_TASK DIRECTIONS_.
Of all the lines in these entries, how many contain the string "this"? Give only that count.

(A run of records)
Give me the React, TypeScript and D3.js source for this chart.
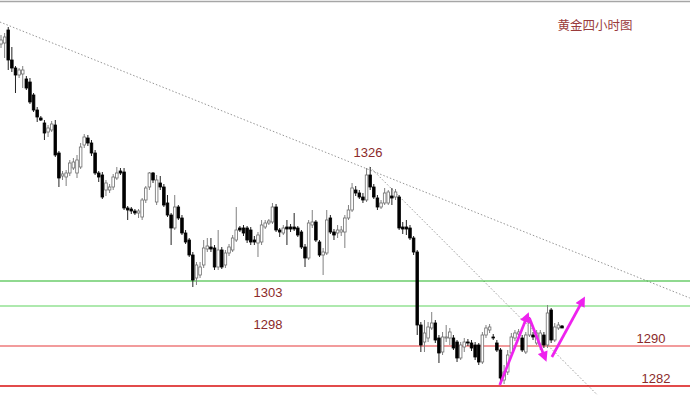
import * as d3 from "d3";
import { useEffect, useRef } from "react";

// 4h gold candles, oldest first
const opens = [1350.4,1350.6,1353.2,1347.2,1345.6,1344.2,1344.4,1343.4,1342.8,1340.2,1337.2,1335.6,1334.6,1332.8,1333.2,1334.2,1328.6,1324.0,1323.8,1324.6,1325.6,1324.6,1325.8,1330.2,1331.6,1330.6,1328.6,1324.6,1324.2,1321.2,1321.2,1321.8,1323.6,1325.0,1324.8,1317.6,1317.4,1317.0,1316.6,1315.8,1319.2,1321.8,1324.6,1318.8,1322.6,1321.8,1318.6,1316.2,1313.6,1317.8,1315.6,1312.6,1311.2,1308.2,1303.6,1304.2,1306.2,1309.4,1309.8,1309.6,1305.8,1309.2,1306.2,1308.6,1309.2,1311.2,1313.6,1313.6,1313.6,1313.2,1311.2,1310.6,1310.8,1313.8,1314.6,1314.8,1317.8,1313.2,1312.6,1313.8,1313.8,1313.8,1313.6,1312.8,1309.8,1307.6,1314.2,1314.8,1310.8,1308.2,1308.6,1315.6,1312.8,1312.6,1312.8,1312.8,1315.6,1317.2,1321.2,1320.6,1319.8,1319.2,1324.2,1321.8,1319.6,1317.8,1318.6,1318.6,1320.0,1319.8,1319.8,1313.8,1313.8,1313.6,1311.6,1308.8,1294.2,1290.8,1291.6,1293.6,1294.6,1291.6,1288.8,1291.6,1291.6,1291.6,1290.8,1287.6,1289.8,1290.8,1290.6,1290.2,1290.2,1286.8,1292.2,1293.2,1291.8,1290.6,1289.2,1283.2,1284.8,1288.6,1291.6,1292.4,1291.6,1288.8,1292.2,1292.2,1290.6,1290.2,1292.2,1290.2,1297.2,1291.2,1293.6,1294.0];
const highs = [1352.2,1352.6,1353.8,1349.8,1346.0,1345.6,1346.0,1344.0,1343.6,1340.6,1337.8,1336.0,1335.2,1334.2,1335.0,1335.2,1329.0,1325.0,1325.2,1327.2,1327.6,1328.2,1330.6,1332.4,1332.2,1331.2,1329.2,1325.0,1324.8,1323.2,1322.4,1324.4,1325.8,1325.6,1325.6,1318.0,1317.8,1317.4,1317.4,1319.6,1322.0,1324.8,1324.8,1324.2,1324.0,1322.4,1320.2,1316.6,1320.2,1318.2,1316.2,1313.2,1311.6,1308.8,1306.8,1306.8,1311.2,1311.6,1311.6,1310.2,1313.2,1309.8,1309.2,1310.4,1312.2,1317.8,1314.0,1314.2,1314.0,1313.8,1312.0,1312.8,1315.2,1315.2,1315.4,1318.6,1318.4,1313.6,1314.2,1315.2,1314.4,1316.6,1314.0,1313.2,1310.4,1315.2,1317.2,1315.2,1311.2,1309.6,1317.2,1316.2,1313.4,1314.2,1314.0,1316.2,1318.2,1322.6,1322.0,1321.2,1320.6,1325.6,1325.8,1322.4,1320.2,1319.2,1321.6,1321.2,1321.6,1321.4,1320.2,1314.8,1315.2,1314.2,1312.0,1309.2,1294.8,1295.2,1294.8,1296.8,1295.2,1292.2,1292.8,1294.2,1293.6,1292.2,1291.2,1290.8,1291.6,1291.4,1291.2,1290.8,1290.6,1292.8,1294.2,1294.4,1292.4,1291.2,1289.6,1286.2,1289.2,1292.6,1293.2,1293.4,1292.2,1292.8,1295.8,1292.8,1293.2,1293.2,1292.8,1298.2,1297.6,1294.6,1294.8,1294.2];
const lows = [1349.6,1347.6,1345.2,1344.8,1340.6,1343.6,1341.6,1341.2,1338.4,1336.8,1334.8,1335.0,1331.2,1331.8,1332.8,1327.8,1321.8,1323.2,1322.0,1324.0,1325.2,1323.6,1325.4,1329.6,1330.0,1328.0,1324.2,1322.8,1319.4,1320.0,1320.6,1321.2,1323.2,1324.2,1317.2,1315.2,1316.4,1316.2,1315.6,1315.2,1318.6,1321.2,1322.6,1318.2,1321.2,1317.8,1315.8,1310.2,1313.2,1315.2,1312.2,1310.4,1307.8,1301.8,1302.2,1303.6,1305.6,1308.8,1308.8,1305.2,1305.2,1305.4,1305.6,1308.0,1308.8,1310.8,1312.8,1312.0,1310.6,1310.2,1310.2,1307.8,1310.2,1313.4,1314.2,1314.4,1312.8,1311.8,1312.2,1310.2,1312.8,1313.0,1311.8,1309.4,1305.8,1307.2,1313.6,1310.8,1307.8,1304.2,1308.2,1312.4,1311.2,1311.6,1312.0,1309.6,1315.2,1316.8,1320.0,1319.4,1318.6,1318.8,1321.2,1319.4,1317.2,1317.4,1318.2,1318.2,1318.2,1319.2,1313.2,1312.4,1312.2,1311.2,1308.2,1292.2,1288.8,1288.8,1290.8,1293.2,1290.6,1286.6,1288.2,1290.8,1290.2,1289.2,1286.8,1287.2,1288.8,1290.0,1289.0,1287.2,1286.2,1286.4,1291.6,1292.6,1291.2,1288.8,1282.2,1282.4,1284.2,1288.0,1291.0,1292.0,1288.8,1288.4,1291.8,1291.2,1290.2,1289.2,1289.6,1289.6,1290.6,1290.8,1293.2,1293.6];
const closes = [1351.2,1351.8,1347.2,1345.6,1344.2,1345.2,1345.2,1341.6,1338.8,1337.2,1335.8,1335.2,1332.6,1333.6,1334.4,1328.2,1323.6,1324.4,1324.6,1326.6,1326.8,1327.2,1329.8,1331.8,1330.6,1328.6,1324.6,1323.8,1319.8,1322.6,1321.8,1323.8,1324.6,1324.6,1317.6,1317.2,1317.0,1316.6,1317.0,1319.2,1321.6,1324.6,1323.2,1323.2,1321.8,1318.2,1316.2,1313.6,1317.8,1315.6,1312.6,1310.8,1308.2,1303.2,1306.2,1305.8,1309.6,1310.0,1309.4,1305.8,1309.2,1305.8,1308.6,1309.8,1311.6,1313.2,1313.2,1312.6,1311.2,1310.8,1310.8,1312.2,1314.2,1314.6,1315.0,1317.8,1313.2,1312.8,1313.6,1313.4,1313.4,1313.4,1312.2,1309.8,1307.6,1314.6,1314.8,1311.2,1308.2,1308.8,1315.2,1312.8,1312.2,1313.2,1313.2,1315.6,1317.2,1321.6,1320.6,1319.8,1319.2,1324.2,1321.8,1319.8,1317.8,1318.6,1320.6,1320.8,1319.6,1320.8,1313.6,1313.4,1313.4,1311.6,1308.8,1294.2,1290.2,1292.6,1293.8,1294.6,1291.2,1288.6,1291.8,1291.8,1292.8,1289.6,1287.6,1290.2,1290.8,1290.6,1289.6,1287.8,1286.8,1292.2,1293.6,1293.8,1291.6,1289.2,1283.6,1284.8,1288.2,1291.8,1292.6,1292.8,1289.2,1292.2,1294.6,1291.8,1292.6,1292.6,1290.2,1296.6,1291.2,1293.8,1294.2,1293.6];

// support / resistance levels
const levels = [1303, 1298, 1290, 1282];
const levelColors = ["#22b322", "#5fd35f", "#e5383b", "#d90f0f"];

// dotted trend lines, [candle index, price]
const trendLong = [[-0.3, 1354.8], [190.3, 1299.6]];
const trendShort = [[101.9, 1325.8], [167, 1278.6]];

// hand drawn arrows, [candle index, price]
const arrows = [
  [[137.8, 1282.2], [145.4, 1296.0]],
  [[146.0, 1295.6], [150.3, 1287.6]],
  [[152.2, 1287.8], [160.8, 1299.2]],
];

const peakLabel = "1326";
const title = "黄金四小时图";

const App = () => {
  const ref = useRef<HTMLDivElement>(null);

  useEffect(() => {
    const width = 690, height = 395;
    d3.select(ref.current).selectAll("*").remove();
    const svg = d3.select(ref.current)
      .append("svg")
      .attr("width", width)
      .attr("height", height)
      .style("position", "absolute")
      .style("left", "0px")
      .style("top", "0px")
      .style("background", "#fff");

    const x = d3.scaleLinear().domain([0, opens.length - 1]).range([1, 562]);
    const y = d3.scaleLinear().domain([1282, 1326]).range([386, 166]);
    const bw = 2.6;

    svg.append("line")
      .attr("x1", 0).attr("x2", width).attr("y1", 1.5).attr("y2", 1.5)
      .attr("stroke", "#a6a6a6").attr("stroke-width", 1.5);

    // trend lines
    [trendLong, trendShort].forEach(t => {
      svg.append("line")
        .attr("x1", x(t[0][0])).attr("y1", y(t[0][1]))
        .attr("x2", x(t[1][0])).attr("y2", y(t[1][1]))
        .attr("stroke", "#8a8a8a")
        .attr("stroke-width", 0.9)
        .attr("stroke-dasharray", "1.5,2");
    });

    // levels
    svg.append("g").selectAll("line")
      .data(levels)
      .enter().append("line")
      .attr("x1", 0).attr("x2", width)
      .attr("y1", d => y(d)).attr("y2", d => y(d))
      .attr("stroke", (d, i) => levelColors[i])
      .attr("stroke-width", (d, i) => (i == 3 ? 1.6 : 1.1));

    const idx = d3.range(opens.length);
    const g = svg.append("g");
    g.selectAll("line")
      .data(idx)
      .enter().append("line")
      .attr("x1", i => x(i)).attr("x2", i => x(i))
      .attr("y1", i => y(highs[i])).attr("y2", i => y(lows[i]))
      .attr("stroke", i => (closes[i] < opens[i] ? "#222" : "#808080"))
      .attr("stroke-width", 1);
    g.selectAll("rect")
      .data(idx)
      .enter().append("rect")
      .attr("x", i => x(i) - bw / 2)
      .attr("width", bw)
      .attr("y", i => y(Math.max(opens[i], closes[i])))
      .attr("height", i => Math.max(1, Math.abs(y(opens[i]) - y(closes[i]))))
      .attr("fill", i => (closes[i] < opens[i] ? "#000" : "#fff"))
      .attr("stroke", i => (closes[i] < opens[i] ? "#000" : "#6e6e6e"))
      .attr("stroke-width", 0.8);

    // arrows
    const defs = svg.append("defs");
    defs.append("marker")
      .attr("id", "head")
      .attr("viewBox", "0 0 10 10")
      .attr("refX", 6).attr("refY", 5)
      .attr("markerWidth", 4.4).attr("markerHeight", 3.8)
      .attr("markerUnits", "strokeWidth")
      .attr("orient", "auto")
      .append("path")
      .attr("d", "M0,0 L10,5 L0,10 Z")
      .attr("fill", "#ee22ee");
    svg.append("g").selectAll("line")
      .data(arrows)
      .enter().append("line")
      .attr("x1", a => x(a[0][0])).attr("y1", a => y(a[0][1]))
      .attr("x2", a => x(a[1][0])).attr("y2", a => y(a[1][1]))
      .attr("stroke", "#ee22ee")
      .attr("stroke-width", 2.7)
      .attr("marker-end", "url(#head)");

    // labels
    const lab = svg.append("g")
      .attr("font-family", "'Liberation Sans', Arial, sans-serif")
      .attr("font-size", 13)
      .attr("fill", "#8b2a2a")
      .attr("text-anchor", "middle");
    lab.append("text").attr("x", 268).attr("y", y(levels[0]) + 16).text(levels[0]);
    lab.append("text").attr("x", 268).attr("y", y(levels[1]) + 23).text(levels[1]);
    lab.append("text").attr("x", 651).attr("y", y(levels[2]) - 3).text(levels[2]);
    lab.append("text").attr("x", 656).attr("y", y(levels[3]) - 3).text(levels[3]);
    lab.append("text").attr("x", 368).attr("y", 157).text(peakLabel);

    svg.append("text")
      .attr("x", 595).attr("y", 30)
      .attr("text-anchor", "middle")
      .attr("font-family", "'Noto Sans CJK SC', sans-serif")
      .attr("font-size", 12.5)
      .attr("fill", "#9a3b3b")
      .text(title);
  }, []);

  return <div ref={ref}></div>;
};

export default App;
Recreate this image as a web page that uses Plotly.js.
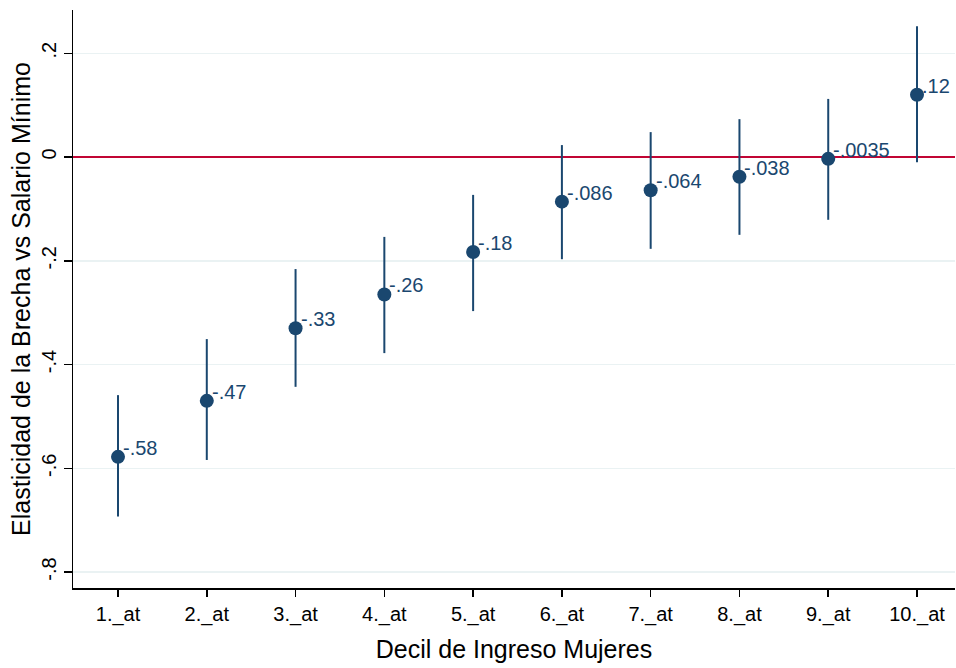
<!DOCTYPE html>
<html>
<head>
<meta charset="utf-8">
<script src="https://cdn.plot.ly/plotly-3.0.1.min.js"></script>
<style>html,body{margin:0;padding:0;background:#fff;}#chart{width:956px;height:668px;}</style>
</head>
<body>
<div id="chart"></div>
<script>
var deciles = [1, 2, 3, 4, 5, 6, 7, 8, 9, 10];
var tickLabels = ["1._at", "2._at", "3._at", "4._at", "5._at", "6._at", "7._at", "8._at", "9._at", "10._at"];
var estimates = [-0.578, -0.47, -0.33, -0.265, -0.183, -0.086, -0.064, -0.038, -0.0035, 0.12];
var pointLabels = ["-.58", "-.47", "-.33", "-.26", "-.18", "-.086", "-.064", "-.038", "-.0035", ".12"];
var ciLower = [-0.693, -0.584, -0.443, -0.378, -0.297, -0.197, -0.177, -0.150, -0.121, -0.010];
var ciUpper = [-0.459, -0.351, -0.216, -0.154, -0.073, 0.023, 0.048, 0.073, 0.112, 0.252];
var refValue = 0;
var yTicks = [-0.8, -0.6, -0.4, -0.2, 0, 0.2];
var yTickText = ["-.8", "-.6", "-.4", "-.2", "0", ".2"];

var navy = "#1a476f";
var errPlus = estimates.map(function(v, i){ return ciUpper[i] - v; });
var errMinus = estimates.map(function(v, i){ return v - ciLower[i]; });
var xRange = [0.493, 10.428];

var refLine = {
  x: [xRange[0] - 1, xRange[1] + 1], y: [refValue, refValue], type: "scatter", mode: "lines",
  line: {color: "#c10534", width: 2}, hoverinfo: "skip", showlegend: false
};

var trace = {
  x: deciles, y: estimates, type: "scatter", mode: "markers",
  marker: {color: navy, size: 14},
  error_y: {type: "data", symmetric: false, array: errPlus, arrayminus: errMinus,
            color: navy, thickness: 2, width: 0},
  hoverinfo: "skip", showlegend: false
};

var annotations = deciles.map(function(d, i){
  return {x: d, y: estimates[i], xref: "x", yref: "y", text: pointLabels[i],
          showarrow: false, xanchor: "left", yanchor: "middle", xshift: 3, yshift: 9,
          font: {family: "Liberation Sans, Arial, sans-serif", size: 20, color: navy}};
});

var layout = {
  width: 956, height: 668,
  margin: {l: 73, r: 1, t: 10, b: 80},
  paper_bgcolor: "#ffffff", plot_bgcolor: "#ffffff",
  font: {family: "Liberation Sans, Arial, sans-serif", size: 20, color: "#000"},
  xaxis: {
    range: xRange, tickvals: deciles, ticktext: tickLabels,
    showgrid: false, zeroline: false, showline: true, linecolor: "#000", linewidth: 1.5,
    ticks: "outside", ticklen: 7, tickcolor: "#000", tickwidth: 1.5,
    tickfont: {size: 20, color: "#000"},
    title: {text: "Decil de Ingreso Mujeres", font: {size: 25, color: "#000"}, standoff: 16}
  },
  yaxis: {
    range: [-0.8308, 0.2834], tickvals: yTicks, ticktext: yTickText, tickangle: -90,
    showgrid: true, gridcolor: "#eaf2f3", gridwidth: 1.5,
    zeroline: false, showline: true, linecolor: "#000", linewidth: 1.5,
    ticks: "outside", ticklen: 8, tickcolor: "#000", tickwidth: 1.5,
    tickfont: {size: 20, color: "#000"},
    title: {text: "Elasticidad de la Brecha vs Salario Mínimo", font: {size: 25, color: "#000"}, standoff: 0}
  },
  annotations: annotations
};

Plotly.newPlot("chart", [refLine, trace], layout, {displayModeBar: false, staticPlot: true});
</script>
</body>
</html>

_RIGHT ANSWER_.
2